_Request_
All of the data should be repeated exactly; pictures are not part of the copy.

"""

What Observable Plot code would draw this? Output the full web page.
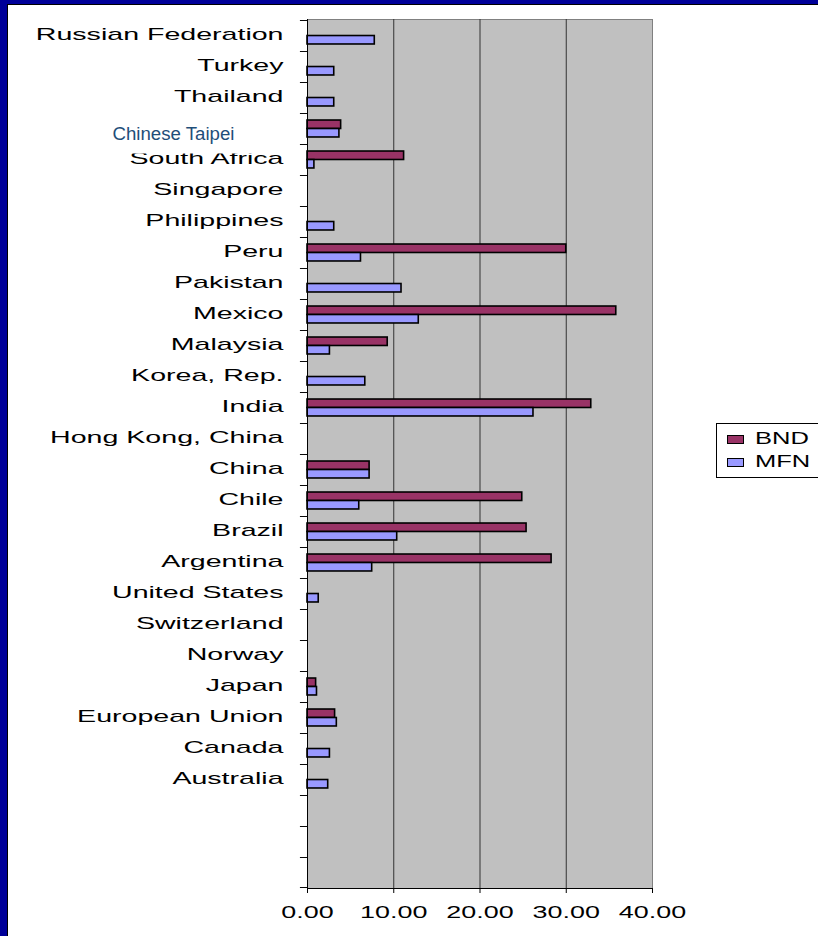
<!DOCTYPE html>
<html>
<head>
<meta charset="utf-8">
<script src="https://cdn.jsdelivr.net/npm/d3@7"></script>
<script src="https://cdn.jsdelivr.net/npm/@observablehq/plot@0.6"></script>
<style>
  html, body { margin: 0; padding: 0; }
  body { width: 818px; height: 936px; overflow: hidden; position: relative; background: #000099; font-family: "Liberation Sans", Arial, sans-serif; }
  #sheet { position: absolute; left: 7px; top: 4px; right: 0; bottom: 0; background: #fff; border-left: 1px solid #000; border-top: 1px solid #000; }
  #chart { position: absolute; left: 0; top: 0; }
  #legend { position: absolute; left: 716px; top: 423px; width: 130px; height: 55px; background: #fff; border: 1px solid #000; box-sizing: border-box; }
  .item { position: absolute; left: 10px; height: 20px; display: flex; align-items: center; }
  .sw { width: 15px; height: 7px; border: 1px solid #000; margin-right: 11px; }
  .lt { font-size: 17px; display: inline-block; transform: scaleX(1.5); transform-origin: left center; color: #000; }
</style>
</head>
<body>
<div id="sheet"></div>
<div id="chart"></div>
<div id="legend"></div>
<script>
// Categories, top to bottom
const countries = ["Russian Federation","Turkey","Thailand","Chinese Taipei","South Africa","Singapore","Philippines","Peru","Pakistan","Mexico","Malaysia","Korea, Rep.","India","Hong Kong, China","China","Chile","Brazil","Argentina","United States","Switzerland","Norway","Japan","European Union","Canada","Australia"];
// three empty category slots below Australia
const blanks = ["", " ", "  "];
const bnd = [null,null,null,3.9,11.2,null,null,30.0,null,35.8,9.3,null,32.9,null,7.2,24.9,25.4,28.3,null,null,null,1.0,3.2,null,null];
const mfn = [7.8,3.1,3.1,3.7,0.8,null,3.1,6.2,10.9,12.9,2.6,6.7,26.2,null,7.2,6.0,10.4,7.5,1.3,null,null,1.1,3.4,2.6,2.4];
const xTicks = [0, 10, 20, 30, 40];
const gridValues = [10, 20, 30];
const seriesNames = ["BND", "MFN"];
const seriesColors = ["#993366", "#9999FF"];
const boxLabel = "Chinese Taipei";

const domainY = [...countries, ...blanks];
const bndData = countries.map((c, i) => ({country: c, value: bnd[i]})).filter(d => d.value != null);
const mfnData = countries.map((c, i) => ({country: c, value: mfn[i]})).filter(d => d.value != null);

const W = 818, H = 936, mT = 19, mB = 48, mL = 307, mR = 166;
const bw = (H - mT - mB) / domainY.length;
const barH = 8.5, outer = (bw - 2 * barH) / 2;

const chart = Plot.plot({
  width: W, height: H,
  marginTop: mT, marginBottom: mB, marginLeft: mL, marginRight: mR,
  style: {background: "transparent", fontFamily: "Liberation Sans, Arial, sans-serif", fontSize: "17px", overflow: "visible"},
  x: {domain: [0, 40]},
  y: {type: "band", domain: domainY, padding: 0, axis: null},
  marks: [
    Plot.frame({fill: "#C0C0C0", stroke: "#808080"}),
    Plot.ruleX(gridValues, {stroke: "#333", strokeWidth: 1}),
    // category boundary ticks (top of each band, and bottom of last)
    Plot.barX(domainY, {y: d => d, x1: -0.82, x2: 0, fill: "#000", insetTop: 0, insetBottom: bw - 1}),
    Plot.barX(blanks.slice(-1), {y: d => d, x1: -0.82, x2: 0, fill: "#000", insetTop: bw - 1, insetBottom: 0}),
    Plot.barX(bndData, {y: "country", x: "value", fill: seriesColors[0], stroke: "#000", strokeWidth: 1.6, insetTop: outer, insetBottom: bw - outer - barH}),
    Plot.barX(mfnData, {y: "country", x: "value", fill: seriesColors[1], stroke: "#000", strokeWidth: 1.6, insetTop: outer + barH, insetBottom: outer}),
    Plot.frame({anchor: "left", stroke: "#000"}),
    Plot.frame({anchor: "bottom", stroke: "#000"}),
    Plot.axisX({ticks: xTicks, tickFormat: d => d.toFixed(2), tickSize: 5, tickPadding: 13, fontSize: 16, label: null, stroke: "#000", fill: "#000"}),
    Plot.text(countries.filter(c => c !== boxLabel), {y: d => d, x: 0, dx: -24, dy: -1, text: d => d, textAnchor: "end", fontSize: 17, fill: "#000"}),
    // white text box of the overlaid "Chinese Taipei" label (it hides the top of the next label)
    Plot.barX([boxLabel], {y: d => d, x1: -23, x2: -2.3, fill: "#fff", insetTop: 8, insetBottom: -9.5}),
    Plot.text([boxLabel], {y: d => d, x: 0, dx: -73, dy: 5, text: d => d, textAnchor: "end", fontSize: 17, fill: "#1F4E79"})
  ]
});

document.getElementById("chart").appendChild(chart);

// horizontally stretch the labels, like the original chart (position untouched)
function stretch(svg, sx, keep) {
  svg.querySelectorAll("text").forEach(t => {
    if (!keep(t)) return;
    const len = t.getComputedTextLength();
    if (len > 0) {
      t.setAttribute("textLength", (len * sx).toFixed(1));
      t.setAttribute("lengthAdjust", "spacingAndGlyphs");
    }
  });
}
stretch(chart, 1.68, t => t.textContent !== boxLabel);
chart.querySelectorAll("text").forEach(t => {
  if (t.textContent === boxLabel) {
    t.style.fontSize = "17.5px";
    t.setAttribute("textLength", "122");
    t.setAttribute("lengthAdjust", "spacingAndGlyphs");
  }
});

// legend
const legend = document.getElementById("legend");
seriesNames.forEach((name, i) => {
  const item = document.createElement("div");
  item.className = "item";
  item.style.top = (5 + i * 23) + "px";
  const sw = document.createElement("div");
  sw.className = "sw";
  sw.style.background = seriesColors[i];
  const lt = document.createElement("span");
  lt.className = "lt";
  lt.textContent = name;
  item.appendChild(sw); item.appendChild(lt);
  legend.appendChild(item);
});
</script>
</body>
</html>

"""

_Result of the exercise_
What Observable Plot code would draw this? Output the full web page.
<!DOCTYPE html>
<html>
<head>
<meta charset="utf-8">
<script src="https://cdn.jsdelivr.net/npm/d3@7"></script>
<script src="https://cdn.jsdelivr.net/npm/@observablehq/plot@0.6"></script>
<style>
  html, body { margin: 0; padding: 0; }
  body { width: 818px; height: 936px; overflow: hidden; position: relative; background: #000099; font-family: "Liberation Sans", Arial, sans-serif; }
  #sheet { position: absolute; left: 7px; top: 4px; right: 0; bottom: 0; background: #fff; border-left: 1px solid #000; border-top: 1px solid #000; }
  #chart { position: absolute; left: 0; top: 0; }
  #legend { position: absolute; left: 716px; top: 423px; width: 130px; height: 55px; background: #fff; border: 1px solid #000; box-sizing: border-box; }
  .item { position: absolute; left: 10px; height: 20px; display: flex; align-items: center; }
  .sw { width: 15px; height: 7px; border: 1px solid #000; margin-right: 11px; }
  .lt { font-size: 17px; display: inline-block; transform: scaleX(1.5); transform-origin: left center; color: #000; }
</style>
</head>
<body>
<div id="sheet"></div>
<div id="chart"></div>
<div id="legend"></div>
<script>
// Categories, top to bottom
const countries = ["Russian Federation","Turkey","Thailand","Chinese Taipei","South Africa","Singapore","Philippines","Peru","Pakistan","Mexico","Malaysia","Korea, Rep.","India","Hong Kong, China","China","Chile","Brazil","Argentina","United States","Switzerland","Norway","Japan","European Union","Canada","Australia"];
// three empty category slots below Australia
const blanks = ["", " ", "  "];
const bnd = [null,null,null,3.9,11.2,null,null,30.0,null,35.8,9.3,null,32.9,null,7.2,24.9,25.4,28.3,null,null,null,1.0,3.2,null,null];
const mfn = [7.8,3.1,3.1,3.7,0.8,null,3.1,6.2,10.9,12.9,2.6,6.7,26.2,null,7.2,6.0,10.4,7.5,1.3,null,null,1.1,3.4,2.6,2.4];
const xTicks = [0, 10, 20, 30, 40];
const gridValues = [10, 20, 30];
const seriesNames = ["BND", "MFN"];
const seriesColors = ["#993366", "#9999FF"];
const boxLabel = "Chinese Taipei";

const domainY = [...countries, ...blanks];
const bndData = countries.map((c, i) => ({country: c, value: bnd[i]})).filter(d => d.value != null);
const mfnData = countries.map((c, i) => ({country: c, value: mfn[i]})).filter(d => d.value != null);

const W = 818, H = 936, mT = 19, mB = 48, mL = 307, mR = 166;
const bw = (H - mT - mB) / domainY.length;
const barH = 8.5, outer = (bw - 2 * barH) / 2;

const chart = Plot.plot({
  width: W, height: H,
  marginTop: mT, marginBottom: mB, marginLeft: mL, marginRight: mR,
  style: {background: "transparent", fontFamily: "Liberation Sans, Arial, sans-serif", fontSize: "17px", overflow: "visible"},
  x: {domain: [0, 40]},
  y: {type: "band", domain: domainY, padding: 0, axis: null},
  marks: [
    Plot.frame({fill: "#C0C0C0", stroke: "#808080"}),
    Plot.ruleX(gridValues, {stroke: "#333", strokeWidth: 1}),
    // category boundary ticks (top of each band, and bottom of last)
    Plot.barX(domainY, {y: d => d, x1: -0.82, x2: 0, fill: "#000", insetTop: 0, insetBottom: bw - 1}),
    Plot.barX(blanks.slice(-1), {y: d => d, x1: -0.82, x2: 0, fill: "#000", insetTop: bw - 1, insetBottom: 0}),
    Plot.barX(bndData, {y: "country", x: "value", fill: seriesColors[0], stroke: "#000", strokeWidth: 1.6, insetTop: outer, insetBottom: bw - outer - barH}),
    Plot.barX(mfnData, {y: "country", x: "value", fill: seriesColors[1], stroke: "#000", strokeWidth: 1.6, insetTop: outer + barH, insetBottom: outer}),
    Plot.frame({anchor: "left", stroke: "#000"}),
    Plot.frame({anchor: "bottom", stroke: "#000"}),
    Plot.axisX({ticks: xTicks, tickFormat: d => d.toFixed(2), tickSize: 5, tickPadding: 13, fontSize: 16, label: null, stroke: "#000", fill: "#000"}),
    Plot.text(countries.filter(c => c !== boxLabel), {y: d => d, x: 0, dx: -24, dy: -1, text: d => d, textAnchor: "end", fontSize: 17, fill: "#000"}),
    // white text box of the overlaid "Chinese Taipei" label (it hides the top of the next label)
    Plot.barX([boxLabel], {y: d => d, x1: -23, x2: -2.3, fill: "#fff", insetTop: 8, insetBottom: -9.5}),
    Plot.text([boxLabel], {y: d => d, x: 0, dx: -73, dy: 5, text: d => d, textAnchor: "end", fontSize: 17, fill: "#1F4E79"})
  ]
});

document.getElementById("chart").appendChild(chart);

// horizontally stretch the labels, like the original chart (position untouched)
function stretch(svg, sx, keep) {
  svg.querySelectorAll("text").forEach(t => {
    if (!keep(t)) return;
    const len = t.getComputedTextLength();
    if (len > 0) {
      t.setAttribute("textLength", (len * sx).toFixed(1));
      t.setAttribute("lengthAdjust", "spacingAndGlyphs");
    }
  });
}
stretch(chart, 1.68, t => t.textContent !== boxLabel);
chart.querySelectorAll("text").forEach(t => {
  if (t.textContent === boxLabel) {
    t.style.fontSize = "17.5px";
    t.setAttribute("textLength", "122");
    t.setAttribute("lengthAdjust", "spacingAndGlyphs");
  }
});

// legend
const legend = document.getElementById("legend");
seriesNames.forEach((name, i) => {
  const item = document.createElement("div");
  item.className = "item";
  item.style.top = (5 + i * 23) + "px";
  const sw = document.createElement("div");
  sw.className = "sw";
  sw.style.background = seriesColors[i];
  const lt = document.createElement("span");
  lt.className = "lt";
  lt.textContent = name;
  item.appendChild(sw); item.appendChild(lt);
  legend.appendChild(item);
});
</script>
</body>
</html>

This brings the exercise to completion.